Покурив, все перебрались обратно, в купе, и пели мы до глубокого вечера.
Антон спел песню Бориса Гребенщикова "Дубровский"
...Не век же нам мыкать беду и плакать о хлебе
Дубровский берет ероплан, Дубровский взлетает наверх
И летает над грешной землей, и пишет на небе:
Не плачь, Маша, я здесь,
Не плачь, солнце взойдет
Не прячь от Бога глаза,
А то как он нас найдет?
Небесный град Иерусалим
Горит сквозь холод
И вот он стоит вокруг нас,
И ждет нас, и ждет нас...
Он бросил свой щит и свой меч, швырнул в канаву наган
Он понял, что некому мстить и радостно дышит
В тяжелый для родины час над нами летит его аэроплан
Красивый как иконостас, и пишет, и пишет:
Так хорошо пришлась эта песня по душе, что попросили Антона спеть ее повторно. Никто из нас еще не знал, что эта песня превратится в гимн нашего путешествия в крапивинский город. Что петь будем до глубокой ночи, уже полушепотом, передавая гитару из рук в руки. Потому, что уже грозили ссаживанием с поезда.
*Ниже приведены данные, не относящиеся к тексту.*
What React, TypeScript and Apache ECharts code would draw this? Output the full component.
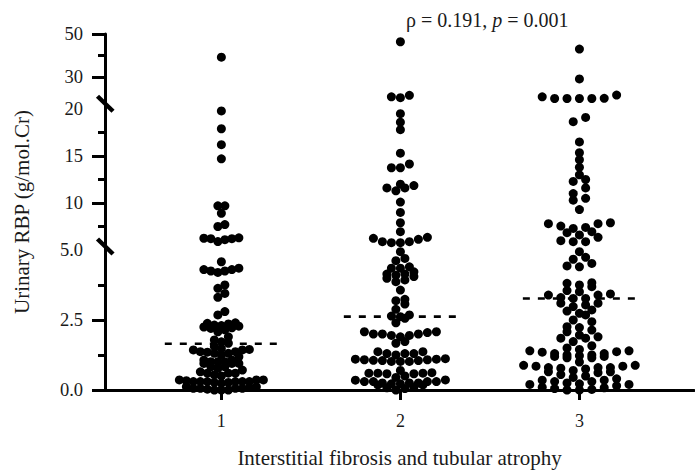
import React, { useEffect, useRef } from "react";
import * as echarts from "echarts";

// ---------------- data ----------------
const groupLabels = [1, 2, 3];

const group1 = [
  39.2, 19.8, 17.9, 16.2, 14.7, 9.7, 9.7, 8.9, 7.7, 7.5, 6.3, 6.25, 6.2, 6.2, 6.1, 5.9,
  4.58, 4.35, 4.3, 4.25, 4.2, 4.25, 4.3,
  3.75, 3.63, 3.45, 3.31,
  2.8, 2.68,
  2.4, 2.38, 2.36, 2.32, 2.3, 2.28, 2.25, 2.22, 2.2, 2.15, 2.08,
  1.9, 1.79, 1.72, 1.67, 1.55,
  1.48, 1.45, 1.43, 1.43, 1.37, 1.37, 1.35, 1.31, 1.31, 1.25,
  1.19, 1.07, 1.07, 1.01, 1.01, 1.01, 0.95, 0.95, 0.95,
  0.83, 0.83, 0.77, 0.71, 0.65, 0.6, 0.6, 0.6, 0.54,
  0.5, 0.36, 0.36, 0.36, 0.33, 0.3, 0.3, 0.3, 0.3, 0.3, 0.3, 0.27, 0.27, 0.24,
  0.12, 0.12, 0.09, 0.06, 0.06, 0.06, 0.06, 0.03, 0.0, 0.0, 0.0,
];

const group2 = [
  46.4, 21.5, 20.8, 20.4, 19.5, 18.6, 17.8, 15.3, 14.15, 13.75, 13.75,
  12.0, 11.85, 11.6, 11.6, 11.3, 10.1, 9.0, 7.9, 6.95, 6.35, 6.24, 6.14, 5.88, 5.88, 5.78, 5.78,
  4.94, 4.7, 4.62, 4.4, 4.35, 4.35, 4.22, 4.14, 4.14, 4.1, 4.05, 3.99, 3.93, 3.87,
  3.57, 3.24, 3.19, 3.07, 2.88, 2.68, 2.64, 2.62, 2.56, 2.4,
  2.08, 2.08, 2.05, 2.0, 2.0, 2.0, 1.95, 1.95, 1.9,
  1.73, 1.67,
  1.37, 1.37, 1.3, 1.3, 1.3, 1.25, 1.12, 1.1,
  1.1, 1.08, 1.08, 1.06, 1.05, 1.05, 1.02, 1.02, 1.02,
  0.7, 0.62, 0.6, 0.6, 0.6, 0.58, 0.58, 0.5, 0.45,
  0.36, 0.35, 0.3, 0.3, 0.3, 0.3, 0.25, 0.25, 0.25, 0.22, 0.22, 0.18, 0.18,
  0.1, 0.08, 0.05, 0.0,
];

const group3 = [
  43.0, 29.1, 21.6, 20.8, 20.1, 20.0, 20.0, 20.0, 20.0,
  19.1, 18.65, 16.5, 15.35, 14.6, 13.8, 13.0, 12.5, 12.3, 11.6, 11.0, 10.5, 10.3, 9.3,
  7.9, 7.8, 7.8, 7.55, 7.4, 7.3, 6.95, 6.84, 6.6, 6.35, 5.99, 5.88, 5.88,
  4.94, 4.74, 4.67, 4.52, 4.43, 4.4,
  3.83, 3.81, 3.75, 3.69, 3.55, 3.51, 3.43, 3.39, 3.39, 3.3, 3.27, 3.27, 3.1, 3.1, 3.04, 2.98,
  2.86, 2.82, 2.74, 2.68,
  2.5, 2.44, 2.26, 2.23, 2.14, 2.08, 1.96, 1.9, 1.85, 1.85, 1.73, 1.58, 1.37,
  1.5, 1.45, 1.4, 1.4, 1.35, 1.3, 1.3, 1.25, 1.25, 1.22, 1.2, 1.2, 1.15, 1.15, 1.0,
  0.88, 0.88, 0.85, 0.85, 0.8, 0.8, 0.8, 0.78, 0.75, 0.7, 0.65, 0.65, 0.62, 0.55, 0.5, 0.45,
  0.4, 0.35, 0.35, 0.3, 0.3, 0.25, 0.22, 0.2, 0.2, 0.15, 0.1, 0.08, 0.05, 0.02, 0.0, 0.0,
];

const groupValues = [group1, group2, group3];
const medians = [1.65, 2.62, 3.27];

// axis ticks / labels per segment (bottom, middle, top)
const majorTicks = [[0, 2.5], [10, 15], [30, 50]];
const minorTicks = [[1.25, 3.75], [7.5, 12.5, 17.5], [40]];
const tickLabels = [[0, 2.5, 5], [10, 15, 20], [30, 50]];
const xTickValues = [1, 2, 3];

const xTitle = "Interstitial fibrosis and tubular atrophy";
const yTitle = "Urinary RBP (g/mol.Cr)";

// ---------------- layout / style ----------------
const FONT = '"Liberation Serif", "Times New Roman", serif';
const TEXT = "#1a1a1a";
const LEFT = 105;
const WIDTH = 589;
const X_MIN = 0.35;
const X_MAX = 3.64;
const PX_PER_X = WIDTH / (X_MAX - X_MIN);
const segments = [
  { min: 0, max: 5, top: 250, height: 140 },
  { min: 5, max: 20, top: 109, height: 141 },
  { min: 20, max: 50, top: 34, height: 64.5 },
];
const gap = { top: 98.5, height: 10.5 };
const DOT = 9;
const ROW_H = 6;
const MAX_W = 112;
const groupSpacing = [7, 9, 12.4];
const MEDIAN_HALF = 0.316;

function segOf(v: number) {
  if (v <= 5) return 0;
  if (v < 20) return 1;
  return 2;
}
function yPx(v: number) {
  const s = segments[segOf(v)];
  return s.top + s.height * (1 - (v - s.min) / (s.max - s.min));
}

function layout(values: number[], spacing: number) {
  const pts = values.map((v) => ({ v, py: yPx(v) })).sort((a, b) => b.py - a.py);
  const rows: { v: number; py: number }[][] = [];
  let cur: { v: number; py: number }[] = [];
  let start: number | null = null;
  for (const p of pts) {
    if (start === null || start - p.py > ROW_H) {
      if (cur.length) rows.push(cur);
      cur = [p];
      start = p.py;
    } else cur.push(p);
  }
  if (cur.length) rows.push(cur);
  const out: { v: number; dx: number }[] = [];
  for (const row of rows) {
    const n = row.length;
    const s = n > 1 ? Math.min(spacing, MAX_W / (n - 1)) : spacing;
    const slots = Array.from({ length: n }, (_, i) => (i - (n - 1) / 2) * s);
    const order = slots
      .map((_, i) => i)
      .sort((a, b) => Math.abs(slots[a]) - Math.abs(slots[b]) || a - b);
    row.forEach((p, k) => out.push({ v: p.v, dx: slots[order[k]] }));
  }
  return out;
}

export default function App() {
  const ref = useRef<HTMLDivElement>(null);
  useEffect(() => {
    if (!ref.current) return;
    const chart = echarts.init(ref.current, null, { renderer: "svg" });

    const segData: number[][][] = [[], [], []];
    groupValues.forEach((vals, gi) => {
      const g = groupLabels[gi];
      layout(vals, groupSpacing[gi]).forEach((p) => {
        segData[segOf(p.v)].push([g + p.dx / PX_PER_X, p.v]);
      });
    });

    const grids = [
      ...segments.map((s) => ({ left: LEFT, width: WIDTH, top: s.top, height: s.height })),
      { left: LEFT, width: WIDTH, top: gap.top, height: gap.height },
    ];

    const xAxes = grids.map((_, i) =>
      i === 0
        ? {
            gridIndex: 0,
            type: "value",
            min: X_MIN,
            max: X_MAX,
            axisLine: { show: true, onZero: false, lineStyle: { color: "#000", width: 3 } },
            axisTick: { show: true, customValues: xTickValues, length: 10, lineStyle: { color: "#000", width: 3 } },
            axisLabel: {
              show: true,
              customValues: xTickValues,
              margin: 22,
              fontFamily: FONT,
              fontSize: 18,
              color: TEXT,
            },
            splitLine: { show: false },
            name: xTitle,
            nameLocation: "middle",
            nameGap: 57,
            nameTextStyle: { fontFamily: FONT, fontSize: 21, color: TEXT },
          }
        : { gridIndex: i, type: "value", min: X_MIN, max: X_MAX, show: false }
    );

    const yAxes: any[] = [];
    segments.forEach((s, i) => {
      yAxes.push({
        gridIndex: i,
        type: "value",
        position: "left",
        min: s.min,
        max: s.max,
        axisLine: { show: true, onZero: false, lineStyle: { color: "#000", width: 3 } },
        axisTick: { show: true, customValues: majorTicks[i], length: 13, lineStyle: { color: "#000", width: 3 } },
        axisLabel: {
          show: true,
          customValues: tickLabels[i],
          margin: 22,
          fontFamily: FONT,
          fontSize: 18.5,
          color: TEXT,
          formatter: (v: number) => (i === 0 ? v.toFixed(1) : String(v)),
        },
        splitLine: { show: false },
      });
      yAxes.push({
        gridIndex: i,
        type: "value",
        position: "left",
        min: s.min,
        max: s.max,
        axisLine: { show: false, onZero: false },
        axisTick: { show: true, customValues: minorTicks[i], length: 7, lineStyle: { color: "#000", width: 3 } },
        axisLabel: { show: false },
        splitLine: { show: false },
      });
    });
    yAxes.push({
      gridIndex: 3,
      type: "value",
      position: "left",
      min: 0,
      max: 1,
      axisLine: { show: true, onZero: false, lineStyle: { color: "#000", width: 3 } },
      axisTick: { show: false },
      axisLabel: { show: false },
      splitLine: { show: false },
    });

    const series: any[] = [];
    medians.forEach((m, gi) => {
      const g = groupLabels[gi];
      series.push({
        type: "line",
        xAxisIndex: 0,
        yAxisIndex: 0,
        data: [
          [g - MEDIAN_HALF, m],
          [g + MEDIAN_HALF, m],
        ],
        symbol: "none",
        z: 1,
        lineStyle: { color: "#000", width: 2.6, type: [7, 8] },
      });
    });
    segData.forEach((d, si) => {
      series.push({
        type: "scatter",
        xAxisIndex: si,
        yAxisIndex: si * 2,
        data: d,
        symbol: "circle",
        symbolSize: DOT,
        clip: false,
        z: 3,
        itemStyle: { color: "#000", opacity: 1 },
      });
    });

    const breakY1 = (gap.top + segments[1].top) / 2;
    const breakY2 = segments[0].top - 3.5;
    const slash = (cy: number) => ({
      type: "line",
      z: 100,
      shape: { x1: LEFT - 7.5, y1: cy - 7.5, x2: LEFT + 8, y2: cy + 7.5 },
      style: { stroke: "#000", lineWidth: 4.5 },
    });

    chart.setOption({
      animation: false,
      textStyle: { fontFamily: FONT },
      grid: grids,
      xAxis: xAxes,
      yAxis: yAxes,
      series,
      graphic: [
        slash(breakY1),
        slash(breakY2),
        {
          type: "text",
          x: 22,
          y: 212,
          rotation: Math.PI / 2,
          style: {
            text: yTitle,
            fontFamily: FONT,
            fontSize: 21,
            fill: TEXT,
            align: "center",
            verticalAlign: "middle",
          },
        },
        {
          type: "text",
          x: 406,
          y: 20,
          style: {
            text: "{n|ρ = 0.191, }{i|p}{n| = 0.001}",
            verticalAlign: "middle",
            align: "left",
            fontFamily: FONT,
            fontSize: 20,
            fill: TEXT,
            rich: {
              n: { fontFamily: FONT, fontSize: 20, fill: TEXT },
              i: { fontFamily: FONT, fontSize: 20, fontStyle: "italic", fill: TEXT },
            },
          },
        },
      ],
    });
    return () => chart.dispose();
  }, []);
  return (
    <div
      ref={ref}
      style={{ position: "absolute", left: 0, top: 0, width: 695, height: 474, background: "#fff" }}
    />
  );
}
Проводница, проходя мимо, объявила:
- Собрали пол вагона со своей гитарой, и не даете уснуть остальным... Вот настрочу на вас докладную начальнику поезда.
Все притихли и испуганно замолчали. Антон придвинулся к нам, приложил руку ко рту, словно хочет поведать какую-то тайну. Мы услышали сказанные шепотом и оттого еще более значимые, слова:
- И пишет, и пишет...
Музыка еще звучала внутри нас, она донесла сказанное до каждого. Ситуация наделила строчки новым смыслом. Повисла напряженная пауза.
Саша поймала мой недоуменный взгляд и прыснула в кулак - "пружину сорвало". Хохот услышали даже у проводников. На этот раз прибежали оба (наш и проводник соседнего вагона). Потребовали объяснений. Мы пообещали больше не шуметь, и вести себя мирно! Вина и пива нам для этого с лихвой хватило до глубокой ночи.